Young Fathers have always marched to the beat of their own manifold drums, so it came as a bit of a surprise when the trio teased their new era with ‘Lord’, a sanguine-sounding track, featuring choir chants, piano and a euphoric, anthemic chorus.
‘Cocoa Sugar’ the trio’s third effort, was created in an effort to abide by loose convention, the Edinburgh trio - comprised of Alloysious Massaquoi, Kayus Bankole and Graham 'G' Hastings - making a concerted attempt to create “linear-sounding” music. Could this record signal a reinvention to appease the Radio 1 demographic? Would they be setting their sights on the charts?
The answer is, no. Even with ‘Lord’, idiosyncrasies rule the roster, as if the bare-bones of a ballad have been churned out by a conveyor belt that added the requisite screeches, static and noise in an effort to maintain the trio’s penchant for the frenetic.
It’s unequivocally clear, as soon as the pulsating synthline of the somnolent ‘See How’ hits, that Young Fathers are unable to conform to a ‘normal’ prototype. Instead what unfolds is concentrated bursts of experimentation, tethered to no rules, thriving in the intersection between industrial hip-hop, shimmers of Krautrock and gospel. Tracks never run past the four-minute mark, which means Young Fathers have the license to stun and still induce the sort of rhythmic vitality which lets the body talk. Take single ‘In My View’ and album track ‘Border Girl’ possessing menacing but sensual rap-sung staccato, tethered to dirty, undulating drum patterns, treading the middle-ground between pop accessibility and the band's avant-garde compulsions.

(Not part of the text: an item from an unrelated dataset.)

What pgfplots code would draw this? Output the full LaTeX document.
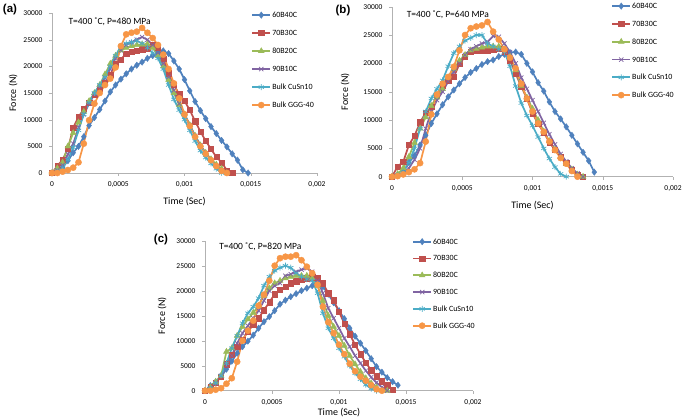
\documentclass[border=0pt]{standalone}
\usepackage{fontspec}
\setmainfont{Carlito}
\newfontfamily\arialfont{Liberation Sans}
\usepackage{pgfplots}
\pgfplotsset{compat=1.18}
\usepackage{pgfplotstable}

\definecolor{xlblue}{HTML}{4F81BD}
\definecolor{xlred}{HTML}{C0504D}
\definecolor{xlgreen}{HTML}{9BBB59}
\definecolor{xlpurple}{HTML}{8064A2}
\definecolor{xlcyan}{HTML}{4BACC6}
\definecolor{xlorange}{HTML}{F79646}

% A=60B40C B=70B30C C=80B20C D=90B10C E=Bulk CuSn10 F=Bulk GGG-40, force in N
\pgfplotstableread{
t        A      B      C      D      E      F
0        0      0      0      0      0      0
0.00004  300    1300   900    500    300    0
0.00008  1000   2500   2000   1500   1000   250
0.00012  2300   4500   5000   3500   2500   560
0.00016  3800   8500   7500   5500   4800   1000
0.00020  5000   10500  9500   8500   8000   2000
0.00024  6800   12000  11500  11000  11000  5500
0.00028  8900   13200  13500  13000  13200  9900
0.00032  10400  14700  15000  14800  15000  13000
0.00036  11900  15900  16500  16300  16500  15000
0.00040  13500  17000  18500  17800  18000  16500
0.00044  15200  18500  20500  19500  20000  17700
0.00048  16500  20500  22000  21500  22000  19800
0.00052  17600  21300  23000  23000  23800  23800
0.00056  18600  22400  23500  24000  24300  26000
0.00060  19500  22700  23800  24500  24500  26300
0.00064  20200  23000  24000  25000  24800  26500
0.00068  20800  23200  24100  25500  24300  27200
0.00072  21500  23400  24200  25000  23500  26300
0.00076  22000  24000  23500  24000  22500  25300
0.00080  22500  23500  22000  22500  21500  24000
0.00084  22900  21500  20000  20500  19500  22200
0.00088  22400  18700  17500  18000  16500  19500
0.00092  21000  16500  15000  15500  13800  16800
0.00096  19500  14800  12800  13000  11800  14000
0.00100  17500  13500  11000  11000  10000  11000
0.00104  15400  11800  9000   9000   8000   8800
0.00108  13400  9700   7000   7000   6000   6800
0.00112  11700  7800   5200   5200   4200   5000
0.00116  10200  6000   3800   3700   2900   3600
0.00120  8700   4500   2600   2400   1800   2400
0.00124  7400   3000   1600   1300   800    1300
0.00128  6100   2000   800    400    0      400
0.00132  4900   500    0      0      nan    0
0.00136  3600   0      nan    nan    nan    nan
0.00140  2400   nan    nan    nan    nan    nan
0.00144  600    nan    nan    nan    nan    nan
0.00148  0      nan    nan    nan    nan    nan
}\tablea

\pgfplotstableread{
t        A      B      C      D      E      F
0        0      0      0      0      0      0
0.00004  200    1800   500    200    300    100
0.00008  800    2600   1500   600    800    400
0.00012  2500   5600   3500   1500   2500   800
0.00016  3700   7200   6000   3000   5000   1300
0.00020  5600   9600   8500   5000   8500   2400
0.00024  7300   11300  10500  8500   11500  6200
0.00028  9400   12300  12500  11500  13800  11000
0.00032  11100  14300  14000  13500  15500  14500
0.00036  12700  16000  15500  15000  17000  16400
0.00040  14100  17000  17500  16800  19500  17600
0.00044  15300  17600  19000  18500  21800  19400
0.00048  16400  19900  20500  20000  23000  22300
0.00052  17500  21200  21500  21500  24000  25000
0.00056  18400  22000  22300  22500  24500  26200
0.00060  19100  22200  22600  23000  25000  26500
0.00064  19800  22300  22800  23500  25000  26700
0.00068  20300  22300  23000  23800  23500  27300
0.00072  20600  22400  23000  24800  23000  25600
0.00076  21200  22600  23000  24700  22500  24200
0.00080  21600  22000  22500  23500  22000  22500
0.00084  21900  20500  21200  22000  19500  21000
0.00088  22000  18200  18800  20000  16000  19100
0.00092  21600  15900  16000  17500  13000  16400
0.00096  20000  13800  14000  15500  10800  13800
0.00100  18500  11200  12000  13500  9000   11500
0.00104  16600  9300   10000  11500  7000   9400
0.00108  15100  7800   8000   9500   5000   7900
0.00112  13200  6100   6300   7500   3200   6200
0.00116  11500  4700   4800   5700   1700   4700
0.00120  10200  3500   3500   4000   500    3300
0.00124  8800   2400   2300   2700   0      2300
0.00128  7300   1200   1300   1500   nan    1000
0.00132  5800   300    400    600    nan    0
0.00136  4300   0      0      0      nan    nan
0.00140  2800   nan    nan    nan    nan    nan
0.00144  800    nan    nan    nan    nan    nan
}\tableb

\pgfplotstableread{
t        A      B      C      D      E      F
0        0      0      0      0      0      0
0.00004  1000   800    700    500    500    0
0.00008  1800   1600   1800   1500   1500   200
0.00012  2800   2800   3000   3000   3000   500
0.00016  4300   5300   7800   5000   5500   1400
0.00020  5900   7200   8500   7000   8500   2500
0.00024  7500   8800   11000  9500   11000  5800
0.00028  8800   10200  12800  11500  13500  10000
0.00032  9900   11800  14300  13000  15500  12000
0.00036  11100  13200  15600  14500  16800  14000
0.00040  12500  14500  17000  16000  18500  17000
0.00044  13800  16100  19000  18000  21000  19200
0.00048  14800  17700  20500  20000  22800  22000
0.00052  16000  19300  21500  21000  24000  25000
0.00056  17300  20200  22000  21500  24600  26500
0.00060  18100  20800  22500  23000  25000  26800
0.00064  18800  21500  22800  23300  24600  26800
0.00068  19400  21900  23000  23800  23500  27100
0.00072  20000  22200  23000  24200  22800  26100
0.00076  20500  22500  23000  24500  22300  24800
0.00080  21000  22700  22500  23800  22000  23500
0.00084  21800  22600  21000  22000  19500  21200
0.00088  20800  21500  18000  19500  15500  16800
0.00092  19300  19500  15000  16500  12500  13700
0.00096  17600  18100  12800  14500  10500  11500
0.00100  16000  15800  11000  12500  8500   9200
0.00104  14400  13400  9000   10500  6800   7300
0.00108  12500  11300  7000   8800   5000   5400
0.00112  10900  9200   5300   7000   3500   3900
0.00116  9500   7300   3800   5500   2300   2800
0.00120  8000   5600   2500   4000   1200   2000
0.00124  6400   4100   1500   2700   400    1100
0.00128  4800   2900   700    1600   0      300
0.00132  3700   1900   100    700    nan    0
0.00136  2600   1100   0      0      nan    nan
0.00140  1800   200    nan    nan    nan    nan
0.00144  1100   nan    nan    nan    nan    nan
}\tablec

\pgfplotsset{frc/.style={scale only axis, clip=false,
  axis x line=bottom, axis y line=left, axis line style={-, draw=gray!60},
  tick align=outside, major tick length=3pt, tick style={draw=gray!60},
  xmin=0, xmax=0.002, ymin=0, ymax=30000,
  xtick={0,0.0005,0.001,0.0015,0.002},
  xticklabels={0,{0,0005},{0,001},{0,0015},{0,002}},
  ytick={0,5000,...,30000}, scaled x ticks=false, scaled y ticks=false,
  /pgf/number format/.cd, set thousands separator={}, assume math mode=true,
  /pgfplots/.cd,
  tick label style={font=\fontsize{7.5}{9}\selectfont},
  yticklabel style={xshift=-3pt},
  xticklabel style={yshift=-2pt},
  xlabel={Time (Sec)}, ylabel={Force (N)},
  label style={font=\bfseries\fontsize{7.5}{9}\selectfont},
  legend cell align=left,
  legend style={draw=none, fill=none, anchor=north west,
    font=\fontsize{8}{9.6}\selectfont, inner sep=0pt,
    nodes={inner sep=0pt, text height=6pt, text depth=1pt},
    /tikz/every odd column/.append style={column sep=2pt}},
  legend image code/.code={\path[draw=none, fill=none]
    (0pt,-3.5pt) rectangle (18pt,3.5pt);
    \draw[overlay, mark repeat=2, mark phase=2, #1]
    plot coordinates {(0pt,0pt) (9pt,0pt) (18pt,0pt)};}},
  s1/.style={xlblue, line width=1.7pt, mark=diamond*, mark size=3.2pt,
    mark options={solid, line width=0.4pt}},
  s2/.style={xlred, line width=1.7pt, mark=square*, mark size=2.6pt,
    mark options={solid, line width=0.4pt}},
  s3/.style={xlgreen, line width=1.7pt, mark=triangle*, mark size=3.4pt,
    mark options={solid, line width=0.4pt}},
  s4/.style={xlpurple, line width=1.7pt, mark=x, mark size=3pt,
    mark options={solid, line width=0.7pt}},
  s5/.style={xlcyan, line width=1.7pt, mark=asterisk, mark size=3pt,
    mark options={solid, line width=0.7pt}},
  s6/.style={xlorange, line width=1.7pt, mark=*, mark size=3.1pt,
    mark options={solid, line width=0.4pt}}}

\newcommand\sixplots[1]{%
  \addplot[s1] table[x=t, y=A] {#1};
  \addplot[s2] table[x=t, y=B] {#1};
  \addplot[s3] table[x=t, y=C] {#1};
  \addplot[s4] table[x=t, y=D] {#1};
  \addplot[s5] table[x=t, y=E] {#1};
  \addplot[s6] table[x=t, y=F] {#1};
  \legend{60B40C,70B30C,80B20C,90B10C,Bulk CuSn10,Bulk GGG-40}}

\begin{document}
\begin{tikzpicture}[x=1pt, y=1pt]
\useasboundingbox (0,0) rectangle (685,420);

\begin{axis}[frc, at={(52pt,247pt)}, anchor=south west,
  width=265pt, height=160pt,
  every axis y label/.style={at={(axis description cs:-0.147,0.5)}, rotate=90, anchor=center},
  every axis x label/.style={at={(axis description cs:0.5,-0.18)}, anchor=center},
  legend style={at={(0.755,1.01)}, row sep=11pt}]
\sixplots{\tablea}
\node[anchor=west, font=\fontsize{9.5}{11}\selectfont] at (rel axis cs:0.049,0.944) {T=400 ˚C, P=480 MPa};
\end{axis}

\begin{axis}[frc, at={(392pt,243.3pt)}, anchor=south west,
  width=281pt, height=170pt,
  every axis y label/.style={at={(axis description cs:-0.167,0.5)}, rotate=90, anchor=center},
  every axis x label/.style={at={(axis description cs:0.5,-0.17)}, anchor=center},
  legend style={at={(0.783,1.025)}, row sep=10.8pt}]
\sixplots{\tableb}
\node[anchor=west, font=\fontsize{9.5}{11}\selectfont] at (rel axis cs:0.04,0.95) {T=400 ˚C, P=640 MPa};
\end{axis}

\begin{axis}[frc, at={(205pt,29.3pt)}, anchor=south west,
  width=268pt, height=150pt,
  every axis y label/.style={at={(axis description cs:-0.16,0.5)}, rotate=90, anchor=center},
  every axis x label/.style={at={(axis description cs:0.5,-0.147)}, anchor=center},
  legend style={at={(0.776,1.018)}, row sep=9.8pt}]
\sixplots{\tablec}
\node[anchor=west, font=\fontsize{9.5}{11}\selectfont] at (rel axis cs:0.04,0.958) {T=400 ˚C, P=820 MPa};
\end{axis}

\node[font=\arialfont\bfseries\fontsize{11.5}{13}\selectfont] at (10,410) {(a)};
\node[font=\arialfont\bfseries\fontsize{11.5}{13}\selectfont] at (343,409) {(b)};
\node[font=\arialfont\bfseries\fontsize{11.5}{13}\selectfont] at (161,180) {(c)};
\end{tikzpicture}
\end{document}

Those compulsions pervade cuts like ‘Toy’ and ‘Wow’, the trio injecting soupçons that seek to alienate and isolate, brimming with hall-of-mirrors screams and echoes, swaying from moments of splendour to violence at breakneck speed. It’s here they weave the cold-effect, militant atmosphere of Kanye’s ‘Yeezus’, weaving unsettling, wailing sonics through narratives that depict the bleakness of our worldview. Additionally, the trio retain the lo-fi, funereal feel of their first two records, ‘Dead’ and ‘White Man Are Black Men Too’, going one step further, stripping the songs to stark confessionals, enhancing their religiosity, seeking transcendence and a spiritual awakening in a perilous world.
Still, ‘Cocoa Sugar’ benefits from not being strained by the sort of preachy politicking that mars records seeking to reflect the social consciousness. It captures our collective sense of angst and uncertainty, existing in a period of perennial turmoil, without explicitly detailing the causes. And that works for the best because they don’t have all the answers.
What elevates ‘Cocoa Sugar’ beyond the long line of protest records, is that so many of the battles projected in song are internal. Three young men clashing with their own personal, moral dilemmas, their faith, their own vices and that by virtue of slick song craft, create a universal experience. ‘Cocoa Sugar’ is a record that merits mass appeal recognition, a timely offering educing the moral panic fever reigning over our everyday existence.